Ayer me pasó algo insólito que, a pesar de ser insólito, me suele ocurrir.
Para ir desde Capital hasta San Miguel, opté por salir de Panamericana al Buen Ayre y de ahí tomar la Ruta 8. A la altura de Bella Vista, en un semáforo en rojo, miré a la derecha. Había una parada de colectivo con unos siete pacientes posibles pasajeros. Detuve la mirada en una señora de pelo blanco con rodete, anteojos de marcos rojos, equipo de gimnasia y zapatillas. Pensé, esta señora resalta por alguna razón que desconozco. ¿Será escritora, artista? ¿A dónde irá? El semáforo se puso en verde y continué mi camino.

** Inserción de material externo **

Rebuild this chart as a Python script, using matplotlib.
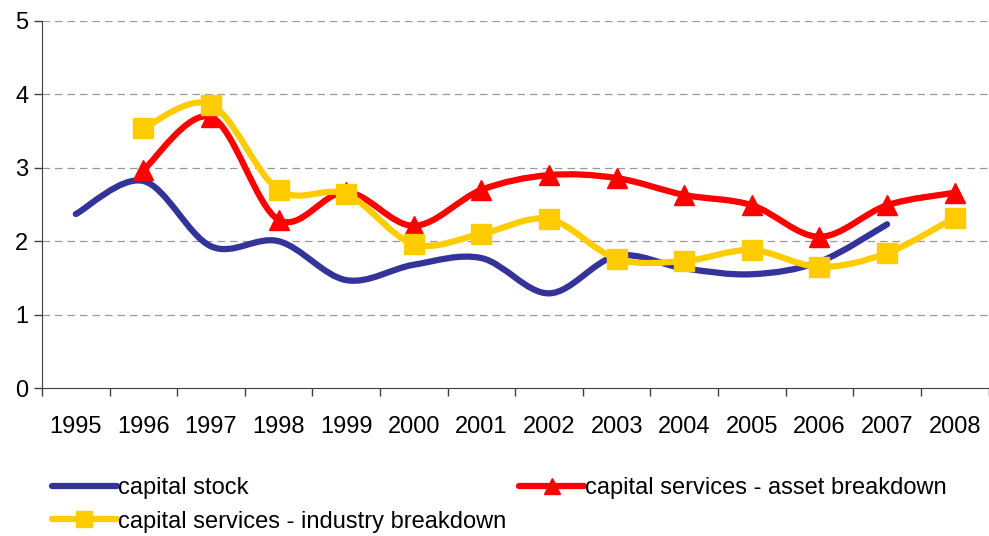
import matplotlib.pyplot as plt
import numpy as np
from matplotlib.path import Path
from matplotlib.patches import PathPatch
from matplotlib.lines import Line2D

plt.rcParams['font.family'] = ['Liberation Sans', 'DejaVu Sans']

years = ['1995', '1996', '1997', '1998', '1999', '2000', '2001',
         '2002', '2003', '2004', '2005', '2006', '2007', '2008']

# capital stock: 1995-2007
stock = [2.37, 2.82, 1.93, 2.00, 1.47, 1.68, 1.77, 1.29, 1.80, 1.63, 1.55, 1.72, 2.23]
# capital services - asset breakdown: 1996-2008
asset = [2.97, 3.69, 2.29, 2.67, 2.21, 2.70, 2.90, 2.86, 2.63, 2.49, 2.06, 2.49, 2.66]
# capital services - industry breakdown: 1996-2008
industry = [3.54, 3.86, 2.70, 2.64, 1.96, 2.10, 2.30, 1.76, 1.73, 1.88, 1.65, 1.84, 2.32]

blue = '#333399'
red = '#FF0000'
yellow = '#FFCC00'


def smooth_path(x, y):
    # excel-like smoothed line: catmull-rom turned into cubic beziers
    pts = np.column_stack([x, y]).astype(float)
    n = len(pts)
    verts = [pts[0]]
    codes = [Path.MOVETO]
    for i in range(n - 1):
        p0 = pts[i - 1] if i > 0 else pts[i]
        p1 = pts[i]
        p2 = pts[i + 1]
        p3 = pts[i + 2] if i + 2 < n else pts[i + 1]
        c1 = p1 + (p2 - p0) / 6.0
        c2 = p2 - (p3 - p1) / 6.0
        verts += [c1, c2, p2]
        codes += [Path.CURVE4] * 3
    return Path(verts, codes)


fig = plt.figure(figsize=(9.89, 5.36), dpi=100)
ax = fig.add_axes([0.0425, 0.276, 0.957, 0.685])

x_stock = np.arange(0, len(stock))
x_serv = np.arange(1, 1 + len(asset))

for xs, ys, col in [(x_stock, stock, blue), (x_serv, asset, red), (x_serv, industry, yellow)]:
    ax.add_patch(PathPatch(smooth_path(xs, ys), facecolor='none', edgecolor=col,
                           lw=4.5, capstyle='round', joinstyle='round', zorder=3))

ax.plot(x_serv, asset, linestyle='none', marker='^', color=red, markersize=14, zorder=4)
ax.plot(x_serv, industry, linestyle='none', marker='s', color=yellow, markersize=14, zorder=5)

ax.set_xlim(-0.5, len(years) - 0.5)
ax.set_ylim(0, 5)
ax.set_yticks([0, 1, 2, 3, 4, 5])
ax.set_xticks(np.arange(len(years)))
ax.set_xticklabels(years)
ax.set_xticks(np.arange(-0.5, len(years), 1), minor=True)
ax.tick_params(axis='x', which='major', length=0, pad=20, labelsize=17)
ax.tick_params(axis='x', which='minor', length=6, width=1, color='#404040')
ax.tick_params(axis='y', length=6, width=1, color='#404040', labelsize=17, pad=4)

for v in [1, 2, 3, 4, 5]:
    ax.axhline(v, color='#999999', lw=0.9, linestyle=(0, (6, 4)), zorder=1)

ax.spines['top'].set_visible(False)
ax.spines['right'].set_visible(False)
ax.spines['left'].set_color('#404040')
ax.spines['bottom'].set_color('#404040')

handles = [
    Line2D([], [], color=blue, lw=4.5, solid_capstyle='round'),
    Line2D([], [], color=yellow, lw=4.5, marker='s', markersize=11, solid_capstyle='round'),
    Line2D([], [], color=red, lw=4.5, marker='^', markersize=11, solid_capstyle='round'),
]
labels = ['capital stock', 'capital services - industry breakdown',
          'capital services - asset breakdown']
fig.legend(handles, labels, ncol=2, loc='upper left', bbox_to_anchor=(0.043, 0.128),
           frameon=False, fontsize=17, handlelength=2.75, handletextpad=0.05,
           columnspacing=0.55, labelspacing=0.5, borderaxespad=0)

fig.savefig('out.png', dpi=100)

Antes de ir a lo de mi padre, tenía que pasar por una casa de ortopedia. Era sábado y la calle estaba llena de autos. No había lugar dónde dejar el mío, sólo encontré un estacionamiento a 900 metros del lugar donde tenía que ir. Lo dejé ahí y partí a pie por la misma calle, derecho. Unas cuadras más tarde, ante mi sorpresa, me encontré en la puerta de la que fue mi escuela desde primer grado hasta quinto año. El portón estaba abierto. No lo dudé. Entré. Me quedé unos quince minutos recorriendo el patio, los pasillos, las aulas. Cuando estaba satisfecha, salí a la calle y continué el camino hacia la ortopedia.
A 50 metros de la ortopedia pude ver que había una cola de unas ocho personas delante de mí. Esperé paciente. Al rato sentí que una señora detrás de mí se preguntaba también la razón de la cola. Me dí vuelta para contarle la razón. La miré y ví que esta mujer tenía el pelo blanco atado en un rodete, anteojos de marcos rojos, equipo de gimnasia, zapatillas. Me quedé pensando, perpleja. Me animé y le pregunté. “Disculpe señora, por casualidad, ¿es posible que hace media hora haya sido usted la que estaba esperando un colectivo en la Ruta 8?” Su respuesta fue afirmativa. Fue así que conocí a Ana María.